So, lets say I was to drag a 40kg load in a set distance of 10 meter. I record the time, it was 5 secs.

Now I find power, P=work/t. We know work=force x distance.

SO my question is, is force just mass of load x acceleration due to gravity? 9.81m/s^2.

So P= ((40kg x 9.81) * 10 meters)/5 seconds,

so 784 watts or so. Thanks guys. What about force of friction? I guess this question doesn't want me to go that far in yet.

Thanks guys. :smile:
 

Answers and Replies

  • #2
203
0
I don't quite agree with the way you get work and force.
The work you done is against the friction force, not the weight of the load.
Hence force = mg is not applicable.
In fact, work needed to drag an object for different surface is different due to difference in coefficient of friction.
Greater mass do need greater force to drag, but that is because the friction is higher, as the frictional force is greater for a heavier object.
 
  • #3
94
8
I don't quite agree with the way you get work and force.
The work you done is against the friction force, not the weight of the load.
Hence force = mg is not applicable.
In fact, work needed to drag an object for different surface is different due to difference in coefficient of friction.
Greater mass do need greater force to drag, but that is because the friction is higher, as the frictional force is greater for a heavier object.
So how does one do it in terms of the equation?
 
  • #4
31
0
a = (v-u)/t

given u = 0, and v = s/t

a = s/t^2

= 0.4 ms^-2

(assuming non-frictional planar flat surface, linear acceleration)

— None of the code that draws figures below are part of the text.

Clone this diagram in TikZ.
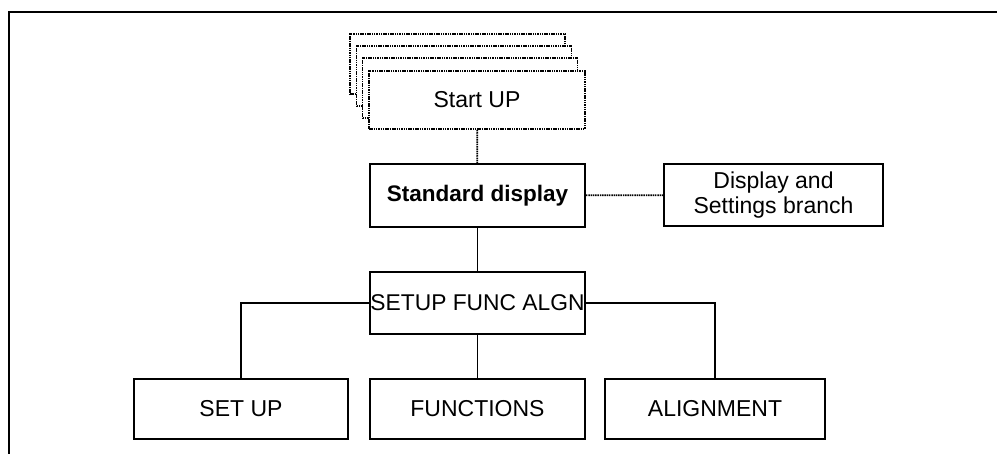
\documentclass[tikz,border=0pt]{standalone}
\usepackage{fontspec}
\setmainfont{Liberation Sans}
\begin{document}
\begin{tikzpicture}[x=1pt,y=-1pt,
  box/.style={draw=black,fill=white,line width=1.9pt,inner sep=0pt,align=center,
    font=\fontsize{23}{25.5}\selectfont},
  dotbox/.style={box,dash pattern=on 1.5pt off 0.8pt},
  dotline/.style={draw=black,line width=1.8pt,dash pattern=on 1.5pt off 0.8pt},
  solidline/.style={draw=black,line width=1.9pt}]
\useasboundingbox (0,0) rectangle (997,454);
% open frame
\draw[line width=2.6pt] (9,454) -- (9,12) -- (997,12);
% stacked start-up pages
\node[dotbox,minimum width=215pt,minimum height=60pt] (s1) at (457.5,64) {};
\node[dotbox,minimum width=215pt,minimum height=60pt] (s2) at (464,76) {};
\node[dotbox,minimum width=215pt,minimum height=60pt] (s3) at (470,88) {};
\node[dotbox,minimum width=216pt,minimum height=58pt] (start) at (477,100) {Start UP};
% main boxes
\node[box,minimum width=215pt,minimum height=63pt,font=\fontsize{22.5}{25}\selectfont\bfseries] (std) at (477.5,195.5) {Standard display};
\node[box,minimum width=219pt,minimum height=62pt] (disp) at (773.5,195) {Display and\\Settings branch};
\node[box,minimum width=215pt,minimum height=62pt,font=\fontsize{22.8}{25}\selectfont] (sfa) at (477.5,303) {SETUP FUNC ALGN};
\node[box,minimum width=214pt,minimum height=60pt] (su) at (241,409) {SET UP};
\node[box,minimum width=215pt,minimum height=60pt] (fn) at (477.5,409) {FUNCTIONS};
\node[box,minimum width=220pt,minimum height=60pt] (al) at (715,409) {ALIGNMENT};
% connectors
\draw[dotline] (start) -- (std);
\draw[dotline] (std) -- (disp);
\draw[solidline] (std) -- (sfa);
\draw[solidline] (sfa.west) -| (su.north);
\draw[solidline] (sfa) -- (fn);
\draw[solidline] (sfa.east) -| (al.north);
\end{tikzpicture}
\end{document}
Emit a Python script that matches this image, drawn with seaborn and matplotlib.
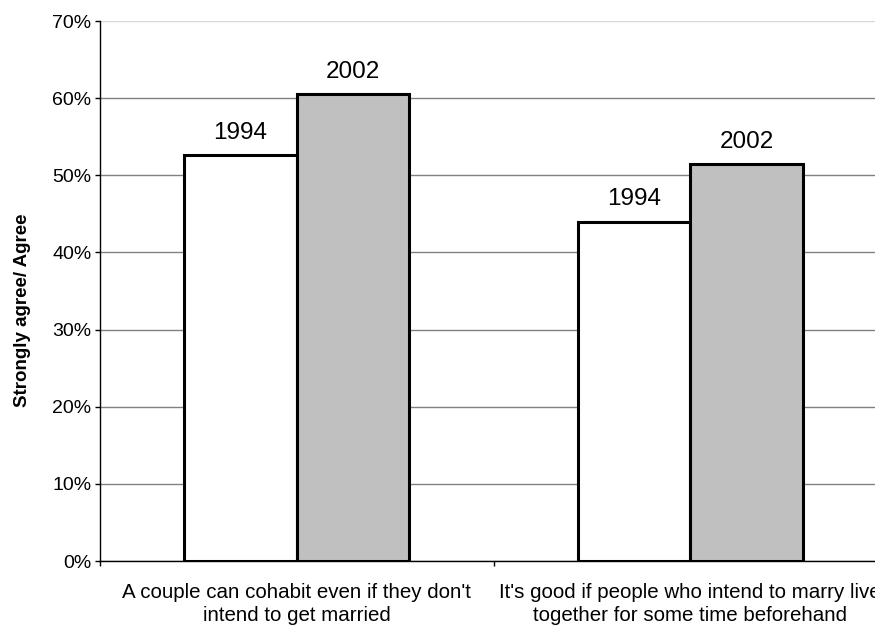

thats what i think, at least
 
Last edited:
  • #5
22
0
perfect!!! so the force is 40 * 0.4...and that by 5 gives you the power!
 
  • #6
94
8
I see. So V=d/t, then use that as a final V in a=Vf-Vi/t, a=.4 m/s^2 on a non frictional surface.

Sorry, I just didn't get the formulas Xiankai was using.

I see! so if I had a coefficient of friction then I all I would do is go (40kg x 0.4 m/s^2) - u (mu) x F normal (m x g)? Excellent. Then I'll probably have to consider the static or kinetic friction too... lol, lucky I don't have to do this.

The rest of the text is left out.